The second factor that altered the perception of the data lakehouse was the popularization of open table formats, which provide the consistency and reliability guarantees required for business-critical data as well as interoperability with multiple data processing engines.
Of the three primary open table formats—Apache Hudi, Apache Iceberg and Delta Lake—there has been a significant uptick in community and provider support for Apache Iceberg in recent years. One of the key features that encouraged data platform providers to coalesce around Apache Iceberg is the Iceberg REST Catalog, which provides a common API for interacting with any compatible Iceberg implementation. This facilitates governance and access controls for diverse processing platforms and query engines that implement Iceberg. Interoperability via standard catalog APIs across the growing ecosystem of tools supporting Iceberg enables enterprises to use multiple data engines to access and query data in a data lakehouse. This includes query engines such as Apache Spark, Trino and Presto but also analytic databases offered by data warehousing providers.
The third factor that changed the perception of the data lakehouse was the widespread adoption of the medallion architecture design pattern. This involves using data operations pipelines to transform and refine data through three stages: bronze tables for raw ingested data; silver tables for cleansed, enriched and normalized data; and gold curated tables suitable for serving domain-oriented business requirements.

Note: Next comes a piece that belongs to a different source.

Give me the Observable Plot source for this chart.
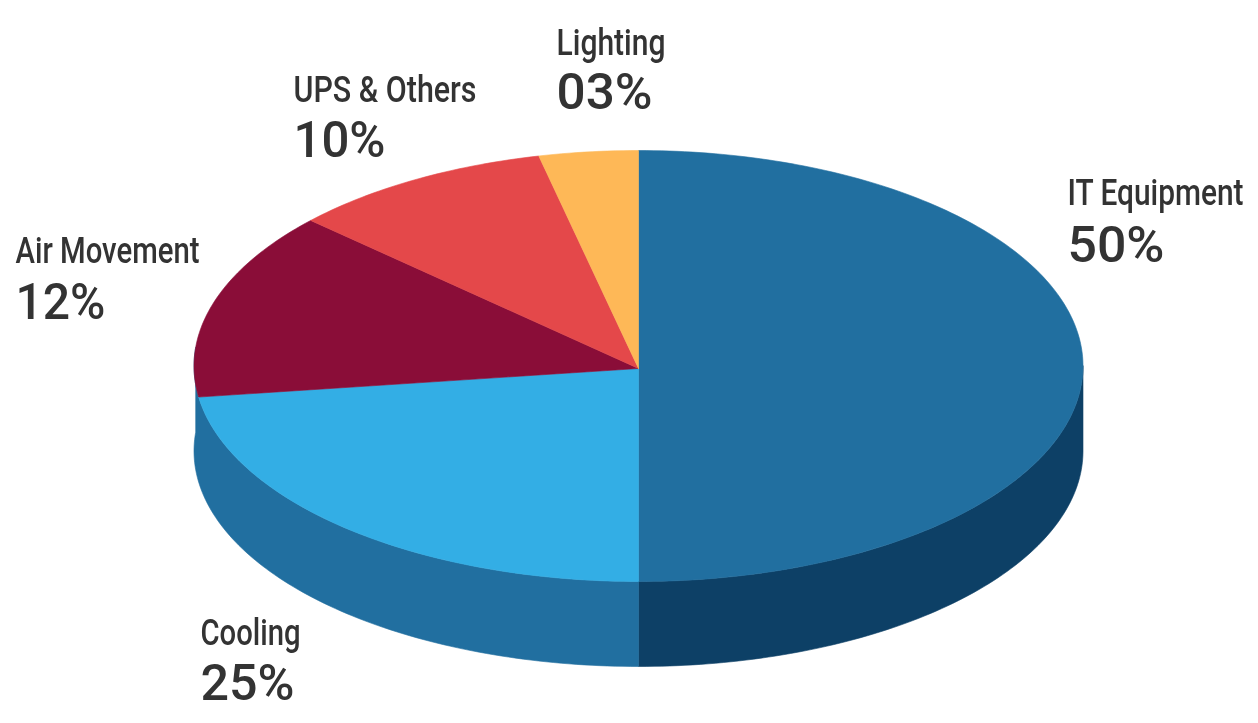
<!DOCTYPE html>
<html>
<head>
<meta charset="utf-8">
<script src="https://cdn.jsdelivr.net/npm/d3@7"></script>
<script src="https://cdn.jsdelivr.net/npm/@observablehq/plot@0.6"></script>
<style>
html,body{margin:0;padding:0;background:#fff;overflow:hidden}
svg{display:block}
svg text{filter:blur(0.5px)}
</style>
</head>
<body>
<div id="chart"></div>
<script>
// Data
const categories = ["IT Equipment", "Cooling", "Air Movement", "UPS & Others", "Lighting"];
const percentLabels = ["50%", "25%", "12%", "10%", "03%"];
// Share of the ellipse each wedge actually occupies in the drawing
const drawnShares = [50, 22.7, 14.1, 9.6, 3.6];
const sliceColors = ["#216fa0", "#33aee5", "#8a0d38", "#e4484a", "#feb857"];

// Layout of the tilted disc
const W = 1258, H = 723;
const disc = {cx: 638, cy: 365.5, rx: 444.5, ry: 215.5, hubY: 368, depth: 85};
const sideColors = {right: "#0d4066", left: "#216fa0"};
const ink = "#333333";
const labelFont = "Roboto,'Liberation Sans',sans-serif";
const labelAnchors = [[1067,204,261],[200,644,699],[15,262,318],[293,101,156],[556,54,108]];
const nameWidths = [176, 100, 184, 183, 109];
const pctWidths = [97, 94, 90, 92, 96];

const rim = (deg, drop = 0) => {
  const t = deg * Math.PI / 180;
  return {x: disc.cx + disc.rx * Math.sin(t), y: disc.cy - disc.ry * Math.cos(t) + drop};
};
const arc = (a, b, drop = 0) => {
  const n = Math.max(2, Math.ceil(Math.abs(b - a)));
  return d3.range(n + 1).map(i => rim(a + (b - a) * i / n, drop));
};
const wall = (a, b) => [...arc(a, b), ...arc(b, a, disc.depth)];

const total = d3.sum(drawnShares);
let acc = 0;
const wedges = drawnShares.map((s, i) => {
  const a = acc / total * 360; acc += s; const b = acc / total * 360;
  return {color: sliceColors[i], pts: [{x: disc.cx, y: disc.hubY}, ...arc(a, b)]};
});

const poly = (pts, color) => Plot.line([...pts, pts[0]], {x: "x", y: "y", fill: color, stroke: color, strokeWidth: 0.6});

const labelRows = categories.map((c, i) => ({name: c, pct: percentLabels[i], x: labelAnchors[i][0], y1: labelAnchors[i][1], y2: labelAnchors[i][2]}));

// fit the glyphs to the condensed, tall proportions of the original lettering
const fitTo = (widths, stretch = 1) => (index, scales, values, dims, ctx, next) => {
  const g = next(index, scales, values, dims, ctx);
  g.querySelectorAll("text").forEach((t, k) => {
    t.setAttribute("textLength", widths[index[k]]);
    t.setAttribute("lengthAdjust", "spacingAndGlyphs");
    if (stretch !== 1) t.setAttribute("transform", `${t.getAttribute("transform")} scale(1,${stretch})`);
  });
  return g;
};

const chart = Plot.plot({
  width: W, height: H,
  margin: 0,
  x: {domain: [0, W], range: [0, W], axis: null},
  y: {domain: [0, H], range: [0, H], axis: null},
  style: {background: "#fff"},
  marks: [
    poly(wall(90, 180), sideColors.right),
    poly(wall(180, 275), sideColors.left),
    ...wedges.map(w => poly(w.pts, w.color)),
    Plot.text(labelRows, {x: "x", y: "y1", text: "name", textAnchor: "start", lineAnchor: "bottom", fill: ink, fontSize: 29, fontFamily: labelFont, fontWeight: 500, render: fitTo(nameWidths, 1.276)}),
    Plot.text(labelRows, {x: "x", y: "y2", text: "pct", textAnchor: "start", lineAnchor: "bottom", fill: ink, fontSize: 50, fontFamily: labelFont, fontWeight: 500, render: fitTo(pctWidths)})
  ]
});
document.getElementById("chart").append(chart);
</script>
</body>
</html>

When combined with the application of product thinking to data initiatives, the medallion pattern culminates in the delivery of data products suitable for sharing and consumption by business users, data scientists and agentic AI. The delivery of trusted data products has been facilitated by the incorporation into the data lakehouse of a metadata catalog layer providing data intelligence capabilities that support a unified view of data in the lakehouse environment, as well as capabilities for the identification and management of sensitive data, data lineage, auditing and access controls. The ability to support the delivery of data products is likely to become an increasingly important consideration.

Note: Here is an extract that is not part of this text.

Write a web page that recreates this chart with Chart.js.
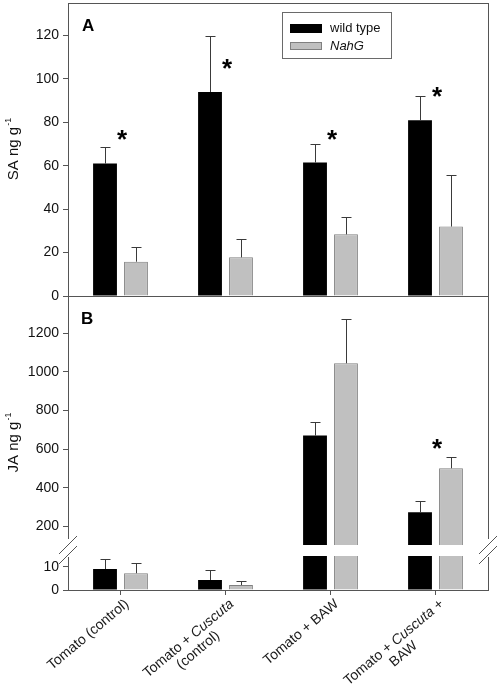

By nature, a data lakehouse is a complex environment. The breadth of capabilities spans multiple ISG Buyers Guides, including Analytic Data Platforms, Data Intelligence, Data Governance, Data Operations and Data Products. As such, considerable skill and resources are required to configure and maintain a data lakehouse, addressing a combination of ingestion, pipeline management, table optimization, data governance and lineage, catalog integrations and query tuning across a variety of query engines. I recommend that enterprises investigating the data lakehouse approach evaluate potential providers based on not only core data processing functionality but also the availability of additional tooling that facilitates data operations pipelines and the delivery of data as a product.
Regards,
Matt Aslett